Washington folgt einer harten migrationspolitischen Linie
Die neue Regelung ist Teil der migrationspolitischen Agenda, die seit dem erneuten Amtsantritt von Präsident Donald Trump wieder stärker greift. Sein Ansatz sieht vor, unbefugte Migration mit umfassenderen Prüfmechanismen einzudämmen und potenzielle Risiken bereits vor der Einreise zu identifizieren.
Die Verschärfung passt zu einer Reihe von Maßnahmen, die in den vergangenen Monaten ausgeweitet wurden: strengere Grenzkontrollen, erweiterte Prüfroutinen und ein höheres Gewicht des Sicherheitsapparats in der Migrationspolitik. Für internationale Reisende steigt damit der bürokratische Aufwand, während die USA ihre Datenbasis systematisch ausbauen.

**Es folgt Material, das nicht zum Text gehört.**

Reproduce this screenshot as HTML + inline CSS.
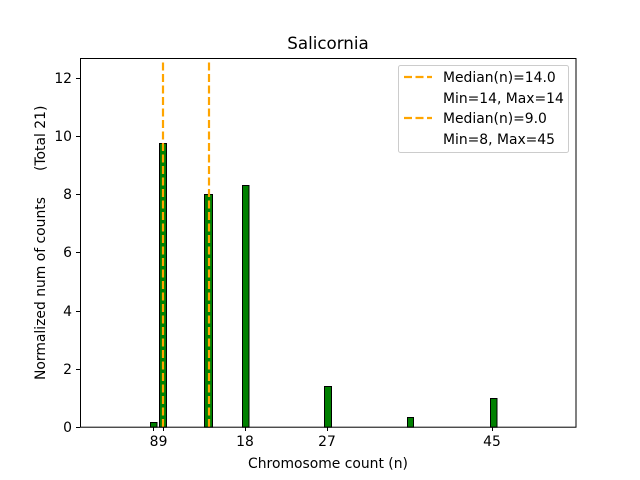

Die Fußball-WM erhöht den Druck auf die Behörden
Im Sommer 2026 richten die USA gemeinsam mit Kanada und Mexiko die Fußball-Weltmeisterschaft aus. Schon jetzt ist klar, dass Millionen Fans aus aller Welt erwartet werden. Die Sicherheitsbehörden kalkulieren mit einem stark erhöhten Risiko für überlastete Systeme, Unregelmäßigkeiten und potenzielle Bedrohungen.
Die neuen Datenerfassungen schaffen aus Sicht Washingtons eine zusätzliche Kontrollschicht, die sich vor dem Großereignis bewähren soll. Für viele Reisende bedeutet das jedoch: Der einfache Esta-Antrag, der jahrelang als unkompliziertes Einreiseticket galt, gehört der Vergangenheit an.
Die Entscheidungsgewalt der Behörden wird breiter – und intransparenter
Wie die USA die neuen Daten tatsächlich auswerten, bleibt unklar. Weder liegt eine genaue Beschreibung der Bewertungslogik vor noch sind Fehlerkorrekturen oder Einspruchsmechanismen formalisiert. Die Behörden erhalten damit nicht nur mehr Informationen, sondern auch mehr Interpretationsspielraum.
Das Kernproblem ist die Asymmetrie: Reisende geben weitreichende persönliche Daten preis, ohne zu wissen, wie diese gewichtet oder kontextualisiert werden. Damit entsteht eine neue Form administrativer Macht, die sich im Zweifelsfall gegen harmlose Muster richten kann – etwa ironische Social-Media-Posts oder alte Kontaktlisten, die keine Aussagekraft besitzen.
Die Grenze verläuft nicht mehr am Flughafen, sondern im Antrag
Mit der Reform wird deutlich, wohin sich die amerikanische Einreiseverwaltung bewegt: Die eigentliche Kontrolle findet nicht an der Grenze statt, sondern lange davor – im digitalen Raum. Wer fliegt, hat bereits ein Stück seiner Kommunikationsgeschichte offengelegt. Für manche Reisende wird der Flughafen zur Nebensache; die eigentliche Prüfung fand schon Wochen zuvor statt.
Genau hier liegt die Pointe: Die Einreise beginnt nicht mehr mit dem Stempel im Pass, sondern mit der Durchsuchbarkeit der eigenen Vergangenheit.